Pour les rentes du 2ème pilier, cela signifie que les assurés de plus de 45 ans doivent compter avec des pertes de rente parfois importantes. En outre, les meilleures prestations pour les travailleurs et travailleuses à faible revenu et à temps partiel, que le projet du Conseil fédéral vise à obtenir, ne seront plus applicables. De plus, ces prestations plus faibles devront être achetées avec deux coûteuses adaptations.
- L’augmentation des cotisations d’épargne pour les 20-24 ans n’aide pas la réforme car elle ne contribue pas à résoudre les problèmes de la génération de transition. On entend par cette dernière les cohortes qui n’ont plus suffisamment de temps pour compenser le taux de conversion plus faible avec leurs propres économies. Si l’on veut préserver leurs rentes, il faut redistribuer les ressources financières. Il est incontestable que la génération de transition doit obtenir une compensation. La question est de savoir comment. Cependant, les cotisations d’épargne plus élevées des jeunes adultes n’y contribuent pas. La proposition crée plutôt un nouveau problème : entre 20 et 24 ans, les jeunes adultes entrent souvent sur le marché du travail pour la première fois avec un emploi régulier après avoir terminé leur formation. Cette phase de transition est donc exigeante et souvent associée à des périodes de chômage. Selon la proposition des banques, des cotisations d’épargne de 9% doivent être versées dans cette phase, contre 0% précédemment. Il faut partir du principe que cette mesure non seulement ne résout pas les problèmes actuels, mais qu’elle est au contraire nuisible car elle rend beaucoup plus difficile l’entrée des jeunes adultes sur le marché du travail.

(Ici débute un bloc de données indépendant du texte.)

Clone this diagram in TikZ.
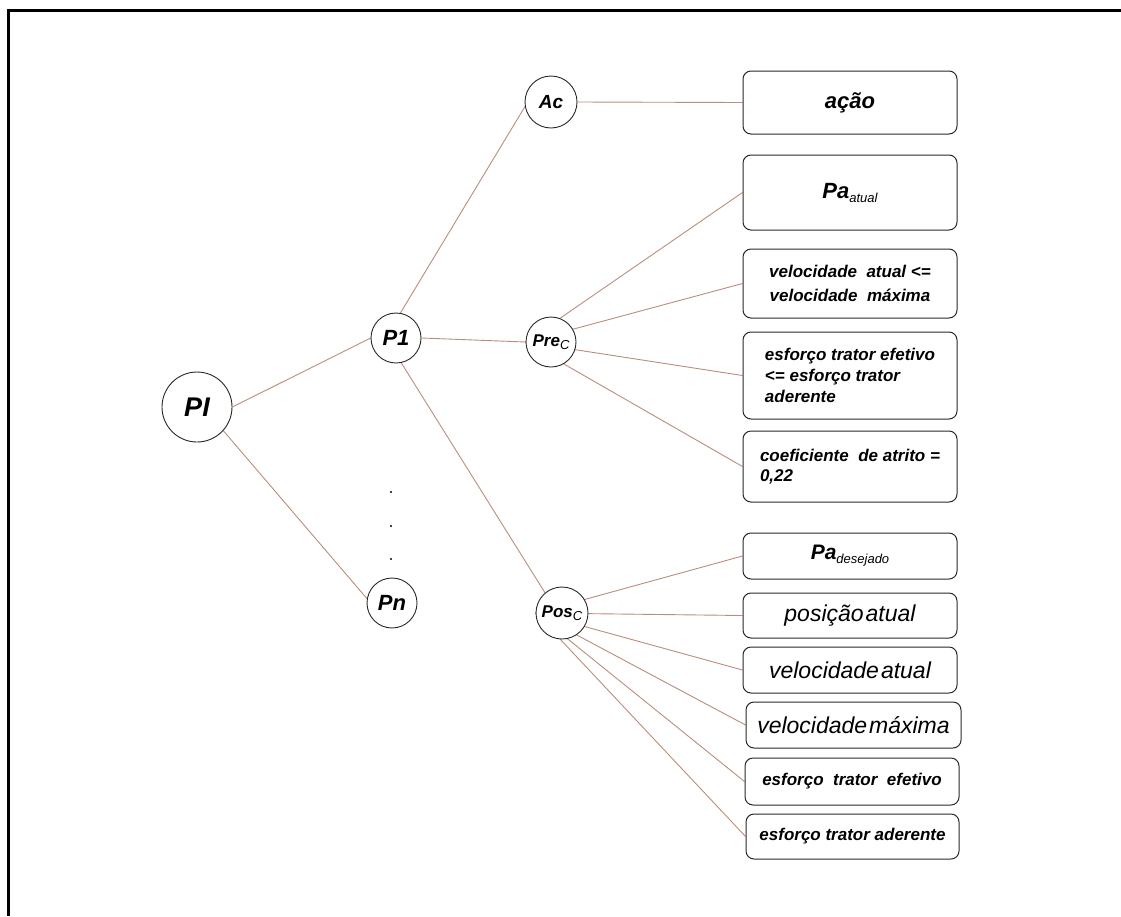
\documentclass[tikz,border=0pt]{standalone}
\usepackage{fontspec}
\setmainfont{Liberation Sans}
\usetikzlibrary{backgrounds}
\definecolor{linkbrown}{RGB}{184,142,124}
\definecolor{edgegray}{RGB}{40,40,40}
\newcommand{\fsz}[2]{\fontsize{#1}{#2}\selectfont}
\newcommand{\lowsub}[3][12]{\raisebox{-#2}{\fsz{#1}{#1}\mdseries\itshape #3}}
\tikzset{
  state/.style={circle, draw=edgegray, line width=0.9pt, fill=white,
    inner sep=0pt, minimum size=50pt, font=\bfseries\itshape\fsz{22}{24}},
  leaf/.style={rectangle, rounded corners=8pt, draw=edgegray, line width=1pt,
    fill=white, inner sep=0pt, minimum width=214pt,
    font=\bfseries\itshape\fsz{17}{21}},
  plain/.style={font=\mdseries\itshape\fsz{23}{26}},
  link/.style={draw=linkbrown, line width=0.9pt},
  frameline/.style={draw=black, line width=3pt}
}
\begin{document}
\begin{tikzpicture}[x=1pt,y=-1pt]
  \useasboundingbox (0,0) rectangle (1121,916);
  % partial frame along the top and left edges
  \coordinate (fTL) at (8,10);
  \coordinate (fTR) at (1121,10);
  \coordinate (fBL) at (8,916);
  \draw[frameline] (fTR) -- (fTL) -- (fBL);

  % plan nodes
  \node[state, minimum size=70pt, font=\bfseries\itshape\fsz{27}{28}] (PI) at (197,407) {PI};
  \node[state] (P1) at (396,338) {P1};
  \node[state] (Pn) at (392,603) {Pn};
  \node[state, minimum size=52pt, font=\bfseries\itshape\fsz{19}{20}] (Ac) at (551,102) {Ac};
  \node[state, font=\bfseries\itshape\fsz{17}{18}] (Prec) at (551,342) {Pre\lowsub[13]{3pt}{C}};
  \node[state, minimum size=52pt, font=\bfseries\itshape\fsz{17}{18}] (Posc) at (562,613) {Pos\lowsub[13]{3pt}{C}};

  % ellipsis between P1 and Pn
  \foreach \y/\n in {492/d1,526/d2,559/d3}
    \fill (391,\y) circle (1.2pt) coordinate (\n);

  % action
  \node[leaf, minimum height=63pt, font=\bfseries\itshape\fsz{22}{24}] (b1) at (850,102.5) {ação};

  % preconditions
  \node[leaf, minimum height=75pt, font=\bfseries\itshape\fsz{22}{24}] (b2) at (850,192.5) {Pa\lowsub[13]{4pt}{atual}};
  \node[leaf, minimum height=69pt, align=center, font=\bfseries\itshape\fsz{17}{24}] (b3) at (850,283.5)
    {velocidade\ \ atual <=\\velocidade\ \ máxima};
  \node[leaf, minimum height=87pt, align=left] (b4) at (850,375.5)
    {esforço trator efetivo\\<= esforço trator\\aderente};
  \node[leaf, minimum height=71pt, align=left, font=\bfseries\itshape\fsz{17}{20}] (b5) at (850,466.5)
    {coeficiente\ \ de atrito =\\0,22};

  % postconditions
  \node[leaf, minimum height=46pt, font=\bfseries\itshape\fsz{21}{24}] (b6) at (850,556) {Pa\lowsub[13]{4pt}{desejado}};
  \node[leaf, minimum height=45pt, plain] (b7) at (850,615.5) {posição\hspace{2pt}atual};
  \node[leaf, minimum height=46pt, plain] (b8) at (850,670) {velocidade\hspace{2pt}atual};
  \node[leaf, minimum height=46pt, minimum width=215pt, plain] (b9) at (853.5,725) {velocidade\hspace{2pt}máxima};
  \node[leaf, minimum height=47pt] (b10) at (852,781.5) {esforço\ \ trator\ \ efetivo};
  \node[leaf, minimum height=45pt, minimum width=213pt] (b11) at (852.5,836.5) {esforço trator aderente};

  % connectors, kept behind the filled nodes
  \begin{scope}[on background layer]
    \draw[link] (PI.east) -- (P1.west);
    \draw[link] (PI.-42) -- (Pn.170);
    \draw[link] (P1.80) -- (Ac.190);
    \draw[link] (P1.east) -- (Prec.west);
    \draw[link] (P1.-78) -- (Posc.130);
    \draw[link] (Ac.east) -- (b1.west);
    \foreach \b in {b2,b3,b4,b5}
      \draw[link] (Prec.west) -- (\b.west);
    \foreach \b in {b6,b7,b8,b9,b10,b11}
      \draw[link] (Posc.west) -- (\b.west);
  \end{scope}
\end{tikzpicture}
\end{document}
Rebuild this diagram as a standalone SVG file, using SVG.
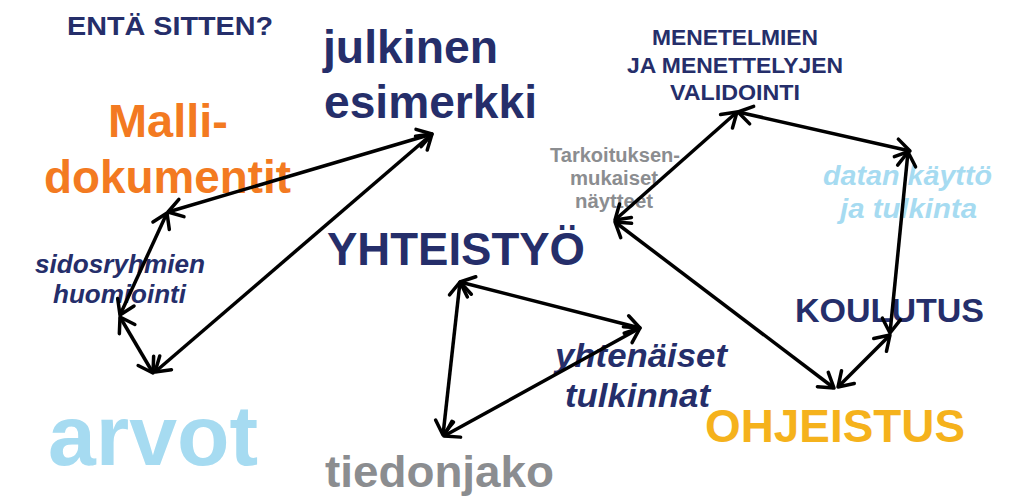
<svg xmlns="http://www.w3.org/2000/svg" width="1024" height="502" viewBox="0 0 1024 502">
<style>
text{font-family:"Liberation Sans",Arial,sans-serif;font-weight:bold}
.navy{fill:#252e6a}
.orange{fill:#f37a21}
.lblue{fill:#a6dbf1}
.gray{fill:#8b8d90}
.gold{fill:#f5b21c}
.it{font-style:italic}
.c line{stroke:#000;stroke-width:3.5;marker-start:url(#ah);marker-end:url(#ah)}
</style>
<defs>
<marker id="ah" viewBox="-18 -13 22 26" refX="0" refY="0" markerWidth="22" markerHeight="26" markerUnits="userSpaceOnUse" orient="auto-start-reverse">
<path d="M-14,-9 L0,0 L-14,9" fill="none" stroke="#000" stroke-width="3.5" stroke-linecap="round" stroke-linejoin="round"/>
</marker>
</defs>
<rect width="1024" height="502" fill="#fff"/>
<g id="title"><text class="navy" x="67" y="35" font-size="25.5" textLength="206" lengthAdjust="spacingAndGlyphs">ENTÄ SITTEN?</text></g>
<g id="julkinen"><text class="navy" font-size="46"><tspan x="323" y="63" textLength="175" lengthAdjust="spacingAndGlyphs">julkinen</tspan><tspan x="324" y="118" textLength="213" lengthAdjust="spacingAndGlyphs">esimerkki</tspan></text></g>
<g id="malli"><text class="orange" font-size="46"><tspan x="108" y="137" textLength="120" lengthAdjust="spacingAndGlyphs">Malli-</tspan><tspan x="44" y="193" textLength="247" lengthAdjust="spacingAndGlyphs">dokumentit</tspan></text></g>
<g id="sidos"><text class="navy it" font-size="26"><tspan x="35" y="273" textLength="170" lengthAdjust="spacingAndGlyphs">sidosryhmien</tspan><tspan x="53" y="303" textLength="133" lengthAdjust="spacingAndGlyphs">huomiointi</tspan></text></g>
<g id="arvot"><text class="lblue" x="48" y="465" font-size="86" textLength="210" lengthAdjust="spacingAndGlyphs">arvot</text></g>
<g id="yhteistyo"><text class="navy" x="327" y="265" font-size="46" textLength="258" lengthAdjust="spacingAndGlyphs">YHTEISTYÖ</text></g>
<g id="tiedonjako"><text class="gray" x="325" y="487" font-size="45" textLength="229" lengthAdjust="spacingAndGlyphs">tiedonjako</text></g>
<g id="yhtenaiset"><text class="navy it" font-size="34"><tspan x="555" y="367" textLength="172" lengthAdjust="spacingAndGlyphs">yhtenäiset</tspan><tspan x="565" y="407" textLength="145" lengthAdjust="spacingAndGlyphs">tulkinnat</tspan></text></g>
<g id="validointi"><text class="navy" font-size="22"><tspan x="652" y="45" textLength="166" lengthAdjust="spacingAndGlyphs">MENETELMIEN</tspan><tspan x="627" y="73" textLength="216" lengthAdjust="spacingAndGlyphs">JA MENETTELYJEN</tspan><tspan x="670" y="100" textLength="130" lengthAdjust="spacingAndGlyphs">VALIDOINTI</tspan></text></g>
<g id="naytteet"><text class="gray" font-size="20"><tspan x="550" y="162" textLength="130" lengthAdjust="spacingAndGlyphs">Tarkoituksen-</tspan><tspan x="570" y="185" textLength="88" lengthAdjust="spacingAndGlyphs">mukaiset</tspan><tspan x="575" y="208" textLength="78" lengthAdjust="spacingAndGlyphs">näytteet</tspan></text></g>
<g id="datan"><text class="lblue it" font-size="28"><tspan x="823" y="185" textLength="169" lengthAdjust="spacingAndGlyphs">datan käyttö</tspan><tspan x="840" y="218" textLength="137" lengthAdjust="spacingAndGlyphs">ja tulkinta</tspan></text></g>
<g id="koulutus"><text class="navy" x="795" y="322" font-size="34" textLength="189" lengthAdjust="spacingAndGlyphs">KOULUTUS</text></g>
<g id="ohjeistus"><text class="gold" x="705" y="442" font-size="46" textLength="260" lengthAdjust="spacingAndGlyphs">OHJEISTUS</text></g>
<g id="connectors" class="c">
<line x1="432" y1="134" x2="168" y2="212"/>
<line x1="167" y1="213" x2="120" y2="315"/>
<line x1="120" y1="317" x2="153" y2="373"/>
<line x1="432" y1="134" x2="155" y2="372"/>
<line x1="460" y1="282" x2="640" y2="328"/>
<line x1="460" y1="282" x2="443" y2="435"/>
<line x1="640" y1="328" x2="444" y2="436"/>
<line x1="737" y1="112" x2="615" y2="220"/>
<line x1="738" y1="112" x2="910" y2="151"/>
<line x1="908" y1="152" x2="890" y2="333"/>
<line x1="890" y1="335" x2="838" y2="387"/>
<line x1="615" y1="222" x2="834" y2="388"/>
</g>
</svg>
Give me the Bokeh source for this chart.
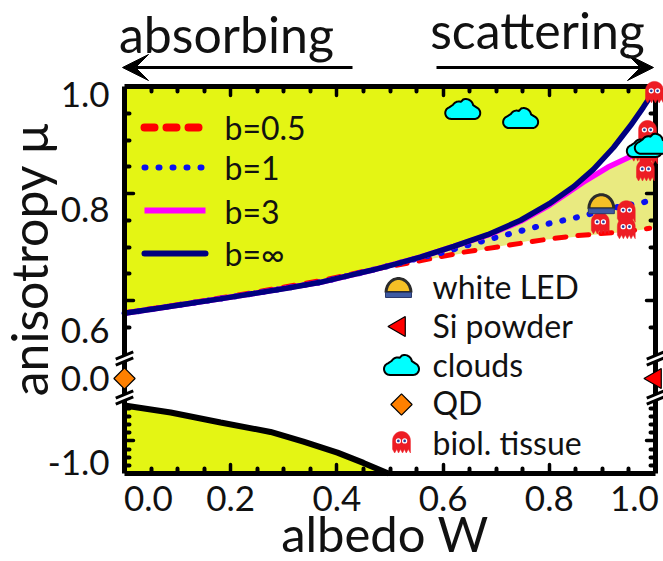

- Le modèle des banques prévoit un financement décentralisé des prestations pour la génération de transition, c’est-à-dire que chaque institution de prévoyance est chargée de veiller à ce que les groupes d’âge de la génération de transition reçoivent le même niveau de rente. Cette forme de rémunération peut fonctionner pour les institutions de prévoyance des branches à hauts salaires et avec des prestations sur-obligatoires importantes. Pour les petites et moyennes entreprises et leurs employé-e-s ayant peu de prestations sur-obligatoires, cette solution sera au mieux une solution très coûteuse. Ainsi, même l’USAM propose une solution centrale pour la génération de transition dans son modèle de discounter, étant probablement consciente qu’un modèle ASIP bancaire serait au mieux très coûteux, surtout pour les petites et moyennes entreprises. Les banques calculent leur modèle sans mentionner la compensation pour la génération transitoire. Ces coûts ne sont tout simplement pas énumérés dans le modèle. Il n’est pas étonnant que le modèle des banques soit nettement moins cher que la proposition du Conseil fédéral. Mais si les banques calculent toujours leurs coûts de cette manière, la prochaine crise financière sera probablement coûteuse pour le service public.
En bref, les banques ne sont pas prêtes à apporter leur contribution à la stabilisation de la prévoyance professionnelle et mènent une politique d’intérêts intransigeante. Et malheureusement, les intérêts des entrepreneurs et des détaillants semblent être plus proches de ceux des banques que de ceux de leurs propres employé-e-s. C’est un monde à l’envers, loin de la raison et de la recherche de solutions basées sur le partenariat social. La proposition du Conseil fédéral reste donc le seul moyen viable de réformer la prévoyance professionnelle.